I’ve been bouncing this around with a couple coworkers who have far more experience with networking than I do, for a month or so now. I bounced the idea off of them to make sure I was thinking about it correctly before I jumped in to a project that would possibly leave my entire LAN offline for hours, and it seems like this idea is sound.

My idea is to separate my home LAN into a management network and end-device network. My OPNSense router - a Protectli Vault v1211 - is a two-port firewall device. One WAN port and one LAN port. In order to separate my networks, I need a managed switch to run VLANs and set my ports.

As it stands, if anyone were to connect to my WAP (which is a neutered consumer-grade Netgear router running OpenWRT), they suddenly have access to my entire home network. Granted, I do have other stops in place in the form of SSH public key + password authentication, but my end goal is to have all management separated, with a jump server. Services should still be accessible to the end-device network, but gated with password authentication. Management portals such as firewall configuration, my TrueNAS web portal, etc, should be limited to the new subnet.

Diagram

Here’s an idea of what I want the end result to be:

Note that eventually - not included in this diagram - I’d like to create a guest network, entirely isolated from the other LAN subnets, but if I get the RoaS configuration up and running I think that should be a breeze - create a third subnet on the router and switch, make the necessary switch port configurations, activate the 2.4gHz network on my WAP with a different default gateway, and create firewall rules to isolate traffic.

This also doesn’t include my Tailnet - I may be able to configure that to be my isolation, and may be overthinking this entirely, but I’d rather not rely fully on it.

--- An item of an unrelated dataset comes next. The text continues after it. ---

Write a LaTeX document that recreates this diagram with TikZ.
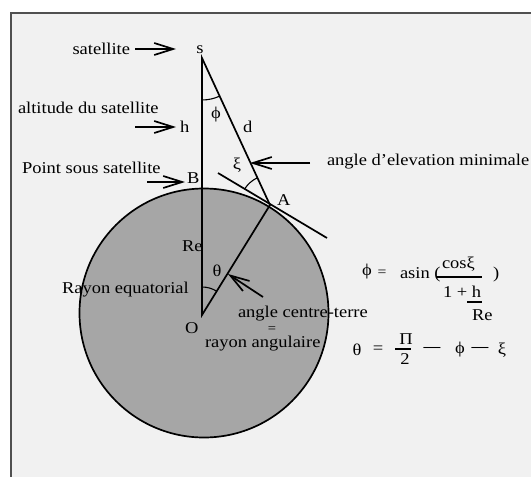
\documentclass[tikz,border=0pt]{standalone}
\usepackage{fontspec}
\setmainfont{Liberation Serif}[FakeStretch=1.12]
\usetikzlibrary{arrows.meta}
\definecolor{paper}{RGB}{241,241,241}
\definecolor{earthgray}{RGB}{166,166,166}
\definecolor{framegray}{RGB}{80,80,80}

\begin{document}
\begin{tikzpicture}[x=1pt,y=-1pt,font=\fontsize{16.5}{19}\selectfont,
 lbl/.style={inner sep=0pt,outer sep=0pt},
 geo/.style={line width=1.7pt},
 angarc/.style={line width=1.1pt},
 bar/.style={line width=1.3pt},
 ptr/.style={-{Straight Barb[length=19pt,width=12pt]},line width=1.7pt}]
\useasboundingbox (0,0) rectangle (531,477);
\path[fill=paper,draw=framegray,line width=2pt] (10.5,12.5) rectangle (560,500);
% earth and geometry
\node[circle,draw,line width=1.7pt,fill=earthgray,minimum size=249pt,inner sep=0pt] (earth) at (204,313) {};
\coordinate (s) at (202,58);
\coordinate (O) at (202,315);
\coordinate (A) at (270,205);
\coordinate (tanA) at (218,173);
\coordinate (tanB) at (327,238);
\draw[geo] (s) -- (O) -- (A) -- cycle;
\draw[geo] (tanA) -- (tanB);
\draw[angarc] (s) ++(90:42) arc[start angle=90,end angle=65.2,radius=42];
\draw[angarc] (O) ++(-90:28) arc[start angle=-90,end angle=-58.3,radius=28];
\draw[angarc] (A) ++(211.6:30) arc[start angle=211.6,end angle=245.2,radius=30];
% labels
\node[lbl,anchor=base east] (satlbl) at (130,54) {satellite};
\node[lbl,anchor=base] (slbl) at (200,53) {s};
\node[lbl,anchor=base west] (altlbl) at (18,113) {altitude du satellite};
\node[lbl,anchor=base west] (hlbl) at (180,132) {h};
\node[lbl] (philbl) at (216,115) {ϕ};
\node[lbl,anchor=base west] (dlbl) at (243,132) {d};
\node[lbl,anchor=base west] (pslbl) at (22,173) {Point sous satellite};
\node[lbl,anchor=base west] (blbl) at (187,183) {B};
\node[lbl] (xilbl) at (237,165) {ξ};
\node[lbl,anchor=base west] (elevlbl) at (327,165) {angle d’elevation minimale};
\node[lbl,anchor=base west] (albl) at (277,205) {A};
\node[lbl,anchor=base west] (relbl) at (182,251) {Re};
\node[lbl] (thlbl) at (217,271) {θ};
\node[lbl,anchor=base west] (rayeq) at (62,293) {Rayon equatorial};
\node[lbl,anchor=base west] (olbl) at (185,333) {O};
\node[lbl,anchor=base west] (cterre) at (238,317) {angle centre-terre};
\node[lbl,font=\fontsize{13}{15}\selectfont] (eqlbl) at (272,329.5) {=};
\node[lbl,anchor=base west] (rayang) at (205,347) {rayon angulaire};
% pointers
\coordinate (satT) at (135,49);   \coordinate (satH) at (176,49);
\coordinate (altT) at (135,127);  \coordinate (altH) at (176,127);
\coordinate (subT) at (147,182);  \coordinate (subH) at (185,182);
\coordinate (elvT) at (310,163);  \coordinate (elvH) at (250,163);
\coordinate (cenT) at (263,297);  \coordinate (cenH) at (228,274);
\foreach \a/\b in {satT/satH,altT/altH,subT/subH,elvT/elvH,cenT/cenH} \draw[ptr] (\a)--(\b);
% formulas
\node[lbl] (phieq) at (367,272) {ϕ};
\node[lbl,font=\fontsize{14}{16}\selectfont] (eqa) at (382,273) {=};
\node[lbl,anchor=base west] (asin) at (400,278) {asin (};
\node[lbl,anchor=base west] (cosxi) at (442,268) {cosξ};
\draw[bar] (437,277) -- (482,277);
\node[lbl,anchor=base west] (rpar) at (493,278) {)};
\node[lbl,anchor=base west] (onep) at (443,297) {1 + h};
\draw[bar] (467,302) -- (482,302);
\node[lbl,anchor=base west] (reden) at (472,320) {Re};
\node[lbl] (theq) at (357,350) {θ};
\node[lbl] (eqb) at (378,350) {=};
\node[lbl] (pinum) at (406,339) {Π};
\draw[bar] (395,349) -- (411,349);
\node[lbl] (twoden) at (405,359) {2};
\node[lbl,font=\fontsize{15}{17}\selectfont\bfseries] (minA) at (432,349) {—};
\node[lbl] (pheq) at (460,350) {ϕ};
\node[lbl,font=\fontsize{15}{17}\selectfont\bfseries] (minB) at (480,349) {—};
\node[lbl] (xieq) at (502,350) {ξ};
\end{tikzpicture}
\end{document}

It’s great as a remote access solution, and I’ll probably reconfigure it to allow access to the management network in addition to the jump server. We’ll see how everything shakes out.

Next steps

I have configured RoaS before, but never in a “production” environment, and only on Cisco devices. I own, as already mentioned, an OPNSense router with the two ports, as well as a Netgear “business-grade” managed switch.

Now, the Netgear switch’s management capabilities are unfortunately gated behind a Netgear login, which I don’t have and I’m not going to create, and really pissed me off. For a device that I bought and paid for, and I could easily configure completely offline, I have to connect to the internet and log in to this stupid cloud account just to get access to the local management features. Fuck off, Netgear.

Anyway, like I said I have configured on Cisco devices before. Making the jump to two unknown devices was going to be a stretch, in addition to the frustrating Netgear account issues. Plus, since I can’t access the damn portal, I have no idea if the configuration options I need are there in the Netgear interface.

Fortunately for me, my workplace has a glut of older unused Cisco devices (routers and switches), and I got the go-ahead to grab a switch to do a proof-of-concept configuration. Now I just have to figure out how to configure on my router - and I did find a couple posts stating they were able to configure RoaS on OPNSense a while back that could be helpful in that regard.

I’m going to hop into Packet Tracer as well to do a refresher on all Cisco devices before actually running a test on the LAN. I’ll be documenting steps in separate more technical posts, but I wanted to pound out the idea on my keyboard before getting into the nitty gritty of it.